Task to complete: Skip all pictures, then copy the lines from the start of the data through the line with "21200, 20900, 20700]", keeping both ends.

--- begin ---

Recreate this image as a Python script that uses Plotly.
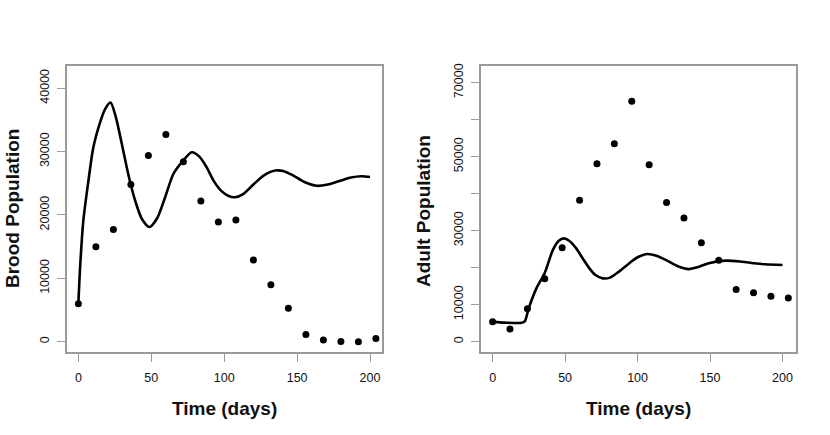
import plotly.graph_objects as go

# Observed data (days)
obs_days = [0, 12, 24, 36, 48, 60, 72, 84, 96, 108, 120, 132, 144, 156, 168, 180, 192, 204]
brood_obs = [6000, 15000, 17700, 24800, 29400, 32700, 28400, 22200, 18900, 19200,
             12900, 9000, 5300, 1150, 260, 50, 0, 520]
adult_obs = [5400, 3400, 8900, 17000, 25400, 38200, 48100, 53500, 65000, 47800,
             37600, 33400, 26700, 22000, 14100, 13200, 12300, 11800]

# Model curves
brood_model_t = [0, 1.2, 3.4, 6.9, 10.3, 14.9, 18.3, 22.0, 25.5, 29.8, 33.2, 35.9, 38.9,
                 43.5, 48.7, 53.8, 59.5, 65.2, 71.6, 77.8, 83, 88, 93, 98, 103, 107.5,
                 113, 120, 127, 135, 141, 147.5, 155, 163.5, 171, 179.5, 187, 194, 200]
brood_model_y = [6000, 11800, 19100, 25400, 30700, 34600, 36700, 37750, 35600, 31200,
                 27500, 24800, 22300, 19400, 18100, 19400, 22800, 26500, 28500, 29900,
                 29200, 27500, 25300, 23800, 23000, 22800, 23300, 24800, 26200, 27000,
                 26900, 26200, 25200, 24600, 24800, 25400, 25900, 26100, 26000]

adult_model_t = [0, 5, 10, 15.3, 20, 22.2, 24.9, 30.2, 35.9, 41.6, 45.5, 49.2, 53, 57.7,
                 62, 66.8, 71, 76, 81, 87.4, 94.3, 100, 106.8, 113, 119.4, 127, 135.4,
                 142, 149.2, 160.6, 172, 180, 188, 200]
adult_model_y = [5400, 5200, 5100, 5050, 5100, 5500, 9000, 14400, 18500, 24800, 27200,
                 27900, 27200, 25200, 22600, 19800, 18000, 17100, 17300, 19000, 21200,
                 22800, 23700, 23200, 22100, 20500, 19600, 20200, 21200, 21900, 21600,
                 21200, 20900, 20700]

brood_ticks = [0, 10000, 20000, 30000, 40000]
brood_ticktext = ["0", "10000", "20000", "30000", "40000"]
adult_ticks = [0, 10000, 20000, 30000, 40000, 50000, 60000, 70000]
adult_ticktext = ["0", "10000", "", "30000", "", "50000", "", "70000"]
x_ticks = [0, 50, 100, 150, 200]

fig = go.Figure()

line_style = dict(color="black", width=2.6, shape="spline", smoothing=0.8)
fig.add_trace(go.Scatter(x=brood_model_t, y=brood_model_y, mode="lines", line=line_style,
                         xaxis="x", yaxis="y", showlegend=False))
fig.add_trace(go.Scatter(x=obs_days, y=brood_obs, mode="markers",
                         marker=dict(color="black", size=7),
                         xaxis="x", yaxis="y", showlegend=False))
fig.add_trace(go.Scatter(x=adult_model_t, y=adult_model_y, mode="lines", line=line_style,
                         xaxis="x2", yaxis="y2", showlegend=False))
fig.add_trace(go.Scatter(x=obs_days, y=adult_obs, mode="markers",
                         marker=dict(color="black", size=7),
                         xaxis="x2", yaxis="y2", showlegend=False))

W, H = 830, 435
box_color = "#9a9a9a"
tickfont = dict(family="Liberation Sans, Arial, sans-serif", size=12.5, color="#111111")

common_x = dict(showgrid=False, zeroline=False, showline=True, mirror=True,
                linecolor=box_color, linewidth=1.5, ticks="outside", ticklen=8,
                tickcolor=box_color, tickwidth=1.2, tickvals=x_ticks,
                tickfont=tickfont, automargin=False, ticklabelstandoff=5)
common_y = dict(showgrid=False, zeroline=False, showline=True, mirror=True,
                linecolor=box_color, linewidth=1.5, ticks="outside", ticklen=8,
                tickcolor=box_color, tickwidth=1.2, tickangle=-90,
                tickfont=tickfont, automargin=False, ticklabelstandoff=3)

ydom = [(H - 352) / H, (H - 66) / H]

fig.update_layout(
    width=W, height=H,
    margin=dict(l=0, r=0, t=0, b=0),
    paper_bgcolor="white", plot_bgcolor="white",
    xaxis=dict(domain=[67 / W, 382 / W], range=[-7.8, 208.2], anchor="y", **common_x),
    yaxis=dict(domain=ydom, range=[-1620, 43500], anchor="x",
               tickvals=brood_ticks, ticktext=brood_ticktext, **common_y),
    xaxis2=dict(domain=[481 / W, 796 / W], range=[-8.0, 209.3], anchor="y2", **common_x),
    yaxis2=dict(domain=ydom, range=[-2800, 74500], anchor="x2",
                tickvals=adult_ticks, ticktext=adult_ticktext, **common_y),
)

labfont = dict(family="Liberation Sans, Arial, sans-serif", size=19, color="#111111")
fig.add_annotation(text="<b>Time (days)</b>", x=(67 + 382) / 2 / W, y=(H - 408) / H,
                   xref="paper", yref="paper", showarrow=False, font=labfont,
                   xanchor="center", yanchor="middle")
fig.add_annotation(text="<b>Time (days)</b>", x=(481 + 796) / 2 / W, y=(H - 408) / H,
                   xref="paper", yref="paper", showarrow=False, font=labfont,
                   xanchor="center", yanchor="middle")
fig.add_annotation(text="<b>Brood Population</b>", x=0.5 / W, y=(H - 209) / H,
                   xref="paper", yref="paper", showarrow=False, font=labfont,
                   textangle=-90, xanchor="left", yanchor="middle", borderpad=0)
fig.add_annotation(text="<b>Adult Population</b>", x=423 / W, y=(H - 211) / H,
                   xref="paper", yref="paper", showarrow=False, font=labfont,
                   textangle=-90, xanchor="center", yanchor="middle")

fig.write_html("out.html", config={"displayModeBar": False},
               post_script="document.body.style.margin='0';document.body.style.overflow='hidden';")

--- end ---

Result below:
Recreate this image as a Python script that uses Plotly.
import plotly.graph_objects as go

# Observed data (days)
obs_days = [0, 12, 24, 36, 48, 60, 72, 84, 96, 108, 120, 132, 144, 156, 168, 180, 192, 204]
brood_obs = [6000, 15000, 17700, 24800, 29400, 32700, 28400, 22200, 18900, 19200,
             12900, 9000, 5300, 1150, 260, 50, 0, 520]
adult_obs = [5400, 3400, 8900, 17000, 25400, 38200, 48100, 53500, 65000, 47800,
             37600, 33400, 26700, 22000, 14100, 13200, 12300, 11800]

# Model curves
brood_model_t = [0, 1.2, 3.4, 6.9, 10.3, 14.9, 18.3, 22.0, 25.5, 29.8, 33.2, 35.9, 38.9,
                 43.5, 48.7, 53.8, 59.5, 65.2, 71.6, 77.8, 83, 88, 93, 98, 103, 107.5,
                 113, 120, 127, 135, 141, 147.5, 155, 163.5, 171, 179.5, 187, 194, 200]
brood_model_y = [6000, 11800, 19100, 25400, 30700, 34600, 36700, 37750, 35600, 31200,
                 27500, 24800, 22300, 19400, 18100, 19400, 22800, 26500, 28500, 29900,
                 29200, 27500, 25300, 23800, 23000, 22800, 23300, 24800, 26200, 27000,
                 26900, 26200, 25200, 24600, 24800, 25400, 25900, 26100, 26000]

adult_model_t = [0, 5, 10, 15.3, 20, 22.2, 24.9, 30.2, 35.9, 41.6, 45.5, 49.2, 53, 57.7,
                 62, 66.8, 71, 76, 81, 87.4, 94.3, 100, 106.8, 113, 119.4, 127, 135.4,
                 142, 149.2, 160.6, 172, 180, 188, 200]
adult_model_y = [5400, 5200, 5100, 5050, 5100, 5500, 9000, 14400, 18500, 24800, 27200,
                 27900, 27200, 25200, 22600, 19800, 18000, 17100, 17300, 19000, 21200,
                 22800, 23700, 23200, 22100, 20500, 19600, 20200, 21200, 21900, 21600,
                 21200, 20900, 20700]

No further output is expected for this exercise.